What we are basically seeing now is the lashing out of MSM tyrants who are losing their grip on power to the rabble on the street - something they must find both astonishing and humiliating, given the vastly-exaggerated sense of self-importance they have built up over the years. And like the fading tyrants of old, they will label us barbarians and savages even as our organization, technical saavy and commitment to our cause eclipses their empire and dismantles it brick by brick. So we'll still see the occasional cascade of journalistic boiling oil from the MSM ramparts - as we call in verbal JDAM strikes upon their pointy little heads.
What does it take to be a journalist? a reporter?
Remember the day when being a weathergirl meant she had a pretty body? (still true now just more clothing)
There is no "credential" required to be a MSM reporter. Just a mic and a camera or a computer and a newspaper willing to print what you write.
Those of the internet FORUMS and blogs are EQUAL to any credentials that the MSM mediots may profess.
I'm not defending Anderson, and trust the BBC as much as I would the Guardian. This thread doesn't reflect the source page accurately, that's all.
Your post is gorgeously quotable.
Thank you so much.
As Baghdad Bob would say,
"There are no bloggers in Baghdad."
Good points.
How about this?
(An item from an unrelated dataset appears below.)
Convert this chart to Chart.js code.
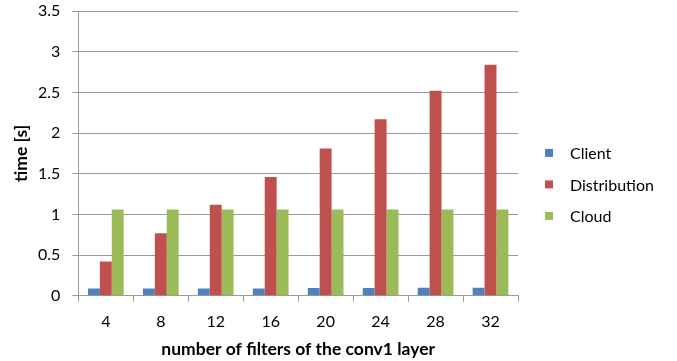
<!DOCTYPE html>
<html>
<head>
<meta charset="utf-8">
<script src="https://cdn.jsdelivr.net/npm/chart.js@4"></script>
<style>
  html, body { margin: 0; padding: 0; background: #fff; }
  #wrap { width: 677px; height: 361px; }
</style>
</head>
<body>
<div id="wrap"><canvas id="chart" width="677" height="361"></canvas></div>
<script>
// Number of filters in the conv1 layer
const filterCounts = ['4', '8', '12', '16', '20', '24', '28', '32'];

// Execution time in seconds per deployment
const clientTimes = [0.09, 0.09, 0.09, 0.09, 0.095, 0.095, 0.1, 0.1];
const distributionTimes = [0.42, 0.77, 1.12, 1.46, 1.81, 2.17, 2.52, 2.84];
const cloudTimes = [1.06, 1.06, 1.06, 1.06, 1.06, 1.06, 1.06, 1.06];

const seriesNames = ['Client', 'Distribution', 'Cloud'];
const seriesColors = ['#4F81BD', '#C0504D', '#9BBB59'];

const FONT = 'Lato, "Open Sans", sans-serif';
const GRID = '#9a9a9a';

const datasets = [clientTimes, distributionTimes, cloudTimes].map((values, i) => ({
  label: seriesNames[i],
  data: values,
  backgroundColor: seriesColors[i],
  borderWidth: 0,
  categoryPercentage: 0.65,
  barPercentage: 1.0
}));

// Legend drawn to the right of the plot: small square marker + series name
const sideLegend = {
  id: 'sideLegend',
  afterDraw(chart, args, opts) {
    const { ctx, chartArea } = chart;
    const n = chart.data.datasets.length;
    const x0 = chartArea.right + opts.gap;
    const yMid = (chartArea.top + chartArea.bottom) / 2 + opts.shift;
    const y0 = yMid - (n - 1) * opts.spacing / 2;
    ctx.save();
    ctx.font = opts.font;
    ctx.textBaseline = 'middle';
    ctx.textAlign = 'left';
    chart.data.datasets.forEach((ds, i) => {
      const y = y0 + i * opts.spacing;
      ctx.fillStyle = ds.backgroundColor;
      ctx.fillRect(x0, y - opts.box / 2, opts.box, opts.box);
      ctx.fillStyle = '#000';
      ctx.fillText(ds.label, x0 + opts.textOffset, y + 1);
    });
    ctx.restore();
  }
};

new Chart(document.getElementById('chart'), {
  type: 'bar',
  data: { labels: filterCounts, datasets },
  plugins: [sideLegend],
  options: {
    responsive: false,
    devicePixelRatio: 1,
    animation: false,
    layout: { padding: { top: 0, right: 159, bottom: 2.5, left: 4 } },
    plugins: {
      tooltip: { enabled: false },
      legend: { display: false },
      sideLegend: {
        gap: 27,
        box: 8,
        textOffset: 25,
        spacing: 31.5,
        shift: 31,
        font: '16px Lato, "Open Sans", sans-serif'
      }
    },
    scales: {
      x: {
        grid: {
          offset: true,
          drawOnChartArea: false,
          drawTicks: true,
          tickLength: 6,
          color: GRID
        },
        border: { color: GRID },
        ticks: {
          font: { family: FONT, size: 16 },
          color: '#000',
          padding: 10
        },
        title: {
          display: true,
          text: 'number of filters of the conv1 layer',
          font: { family: FONT, size: 17.5, weight: 'bold', lineHeight: 1 },
          color: '#000',
          padding: { top: 0, bottom: 0 }
        }
      },
      y: {
        min: 0,
        max: 3.5,
        // keep the top tick label close to the canvas edge
        afterFit: (scale) => { scale.paddingTop = 11; },
        ticks: {
          stepSize: 0.5,
          font: { family: FONT, size: 16, lineHeight: 1 },
          color: '#000',
          padding: 12,
          callback: (v) => String(v)
        },
        grid: {
          color: GRID,
          tickLength: 6,
          lineWidth: 1
        },
        border: { color: GRID },
        title: {
          display: true,
          text: 'time [s]',
          font: { family: FONT, size: 17.5, weight: 'bold' },
          color: '#000',
          padding: { top: 7, bottom: -6 }
        }
      }
    }
  }
});
</script>
</body>
</html>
Instead of worrying about "how to respond" - stop being shills for the socialists and be real reporters, i.e, report the news, don't make it up.
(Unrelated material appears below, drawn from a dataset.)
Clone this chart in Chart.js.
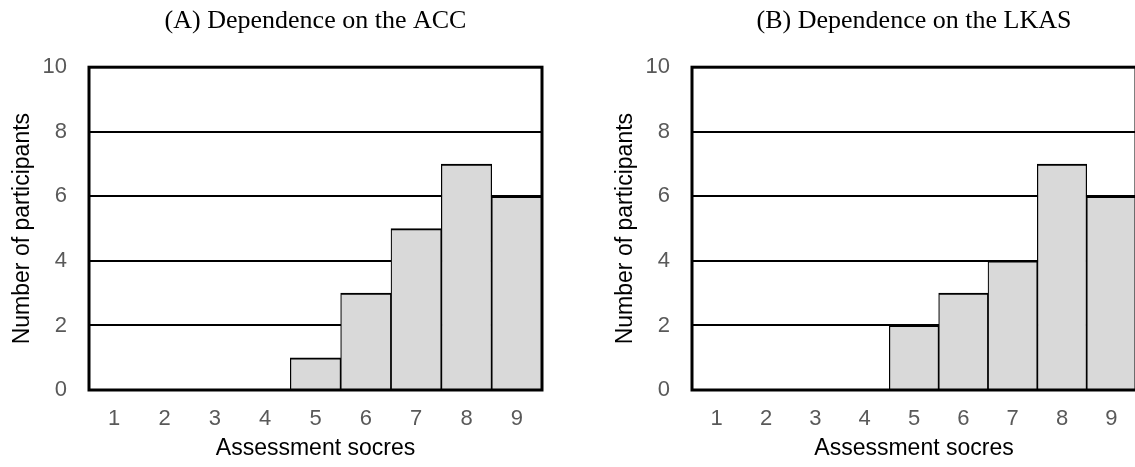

.........managing editor of the Columbia Journalism Review wrote: "The salivating morons who make up the lynch mob prevail."
Yep. That's professional.
................see bloggers as vigilante partisans bent on discrediting and destroying the media.
pointing out lies, distortions and deliberate bias is not "discrediting and destroying" - it is exposing lies - you destroy yourselves.
And some of the failures are simply down to journalists' lack of understanding of the web, he added. "If (CBS and Eason Jordan) had been literate at all in the inter net, they would have saved themselves a lot of trouble," he said.
How can you be a reporter today and not be conversant - "literate" with the Internet? I'm a retired writer - except for my column - and without the Internet to do research, like for checking FACTS - I'd have a hard time, not to mention that editors today expect to have stories sent via computer - you mean to say that all these editors/writers can't use the Internet? (that would explain why they are so confused when we recall things they said in the past! and why they use typewriters from 1971 :O) )
hmmm.
The internet is Freeperiffic...
Absolutely **EXCELLENT** post and thinking. I both agree with everything you state and applaud your stating it so well!
Like that one guy said, "I wish I'd said that!"